# DATA PROVIDED start
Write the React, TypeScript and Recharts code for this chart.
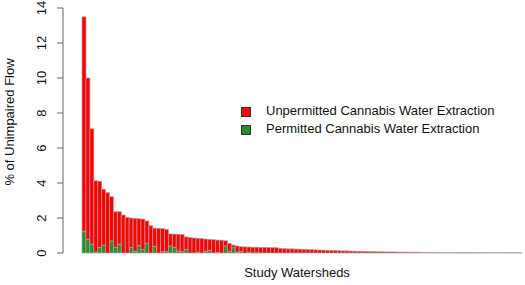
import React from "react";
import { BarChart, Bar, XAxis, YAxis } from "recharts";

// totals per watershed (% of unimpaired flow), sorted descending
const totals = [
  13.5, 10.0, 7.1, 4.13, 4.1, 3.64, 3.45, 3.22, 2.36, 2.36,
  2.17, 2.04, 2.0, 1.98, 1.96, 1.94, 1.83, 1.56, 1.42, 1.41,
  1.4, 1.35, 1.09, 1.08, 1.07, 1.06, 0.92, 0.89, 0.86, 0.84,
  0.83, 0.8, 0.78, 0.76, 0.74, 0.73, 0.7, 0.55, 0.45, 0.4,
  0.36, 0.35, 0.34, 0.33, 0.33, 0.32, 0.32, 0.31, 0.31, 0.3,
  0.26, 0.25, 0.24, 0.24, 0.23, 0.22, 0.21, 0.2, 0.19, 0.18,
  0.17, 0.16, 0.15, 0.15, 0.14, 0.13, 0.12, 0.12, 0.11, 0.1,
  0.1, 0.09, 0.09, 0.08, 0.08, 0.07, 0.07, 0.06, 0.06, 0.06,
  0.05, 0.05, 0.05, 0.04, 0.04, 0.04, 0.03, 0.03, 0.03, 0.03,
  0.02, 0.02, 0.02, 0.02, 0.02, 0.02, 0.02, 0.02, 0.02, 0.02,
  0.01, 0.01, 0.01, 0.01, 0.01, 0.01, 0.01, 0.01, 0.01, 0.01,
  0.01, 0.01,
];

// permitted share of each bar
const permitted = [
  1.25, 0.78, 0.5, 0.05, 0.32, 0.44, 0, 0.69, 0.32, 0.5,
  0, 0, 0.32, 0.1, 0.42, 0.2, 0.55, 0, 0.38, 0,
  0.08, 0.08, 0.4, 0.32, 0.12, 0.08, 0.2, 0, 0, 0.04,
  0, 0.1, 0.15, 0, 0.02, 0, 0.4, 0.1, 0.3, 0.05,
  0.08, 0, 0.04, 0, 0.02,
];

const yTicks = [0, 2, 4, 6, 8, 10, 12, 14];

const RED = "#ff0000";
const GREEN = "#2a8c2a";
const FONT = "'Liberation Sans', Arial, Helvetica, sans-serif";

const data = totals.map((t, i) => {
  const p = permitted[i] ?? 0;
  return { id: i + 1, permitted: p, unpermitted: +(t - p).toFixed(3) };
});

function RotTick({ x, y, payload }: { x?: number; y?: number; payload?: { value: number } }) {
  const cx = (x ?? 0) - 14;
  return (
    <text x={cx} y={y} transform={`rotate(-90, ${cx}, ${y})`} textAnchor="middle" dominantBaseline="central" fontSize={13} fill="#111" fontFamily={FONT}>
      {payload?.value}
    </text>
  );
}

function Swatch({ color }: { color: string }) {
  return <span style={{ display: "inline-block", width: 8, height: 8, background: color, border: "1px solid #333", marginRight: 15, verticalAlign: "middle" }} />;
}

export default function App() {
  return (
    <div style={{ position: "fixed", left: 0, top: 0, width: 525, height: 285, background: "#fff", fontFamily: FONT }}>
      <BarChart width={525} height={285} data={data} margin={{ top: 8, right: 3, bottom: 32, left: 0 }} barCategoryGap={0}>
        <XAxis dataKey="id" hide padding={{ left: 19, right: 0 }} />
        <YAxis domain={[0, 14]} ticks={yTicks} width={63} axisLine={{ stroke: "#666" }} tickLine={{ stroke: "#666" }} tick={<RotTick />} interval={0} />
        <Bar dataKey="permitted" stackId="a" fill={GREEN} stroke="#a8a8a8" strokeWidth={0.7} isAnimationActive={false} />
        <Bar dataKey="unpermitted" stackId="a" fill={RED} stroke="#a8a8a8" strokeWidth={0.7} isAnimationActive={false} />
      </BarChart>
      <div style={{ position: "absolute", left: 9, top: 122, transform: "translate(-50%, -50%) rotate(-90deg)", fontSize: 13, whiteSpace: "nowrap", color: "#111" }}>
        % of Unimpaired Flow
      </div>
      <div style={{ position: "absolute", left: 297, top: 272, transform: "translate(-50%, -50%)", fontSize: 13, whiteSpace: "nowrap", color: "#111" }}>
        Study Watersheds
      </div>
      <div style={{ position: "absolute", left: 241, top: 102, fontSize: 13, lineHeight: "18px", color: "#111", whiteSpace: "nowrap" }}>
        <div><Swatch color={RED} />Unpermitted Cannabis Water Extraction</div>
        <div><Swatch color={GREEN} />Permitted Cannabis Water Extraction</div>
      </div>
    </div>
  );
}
# DATA PROVIDED end
**THE PROBLEM**
Every line from the start of the listing above through the line with "Bar, XAxis, YAxis" should be repeated exactly; skip the pictures and add nothing else.

**EXPECTED ANSWER**
Write the React, TypeScript and Recharts code for this chart.
import React from "react";
import { BarChart, Bar, XAxis, YAxis } from "recharts";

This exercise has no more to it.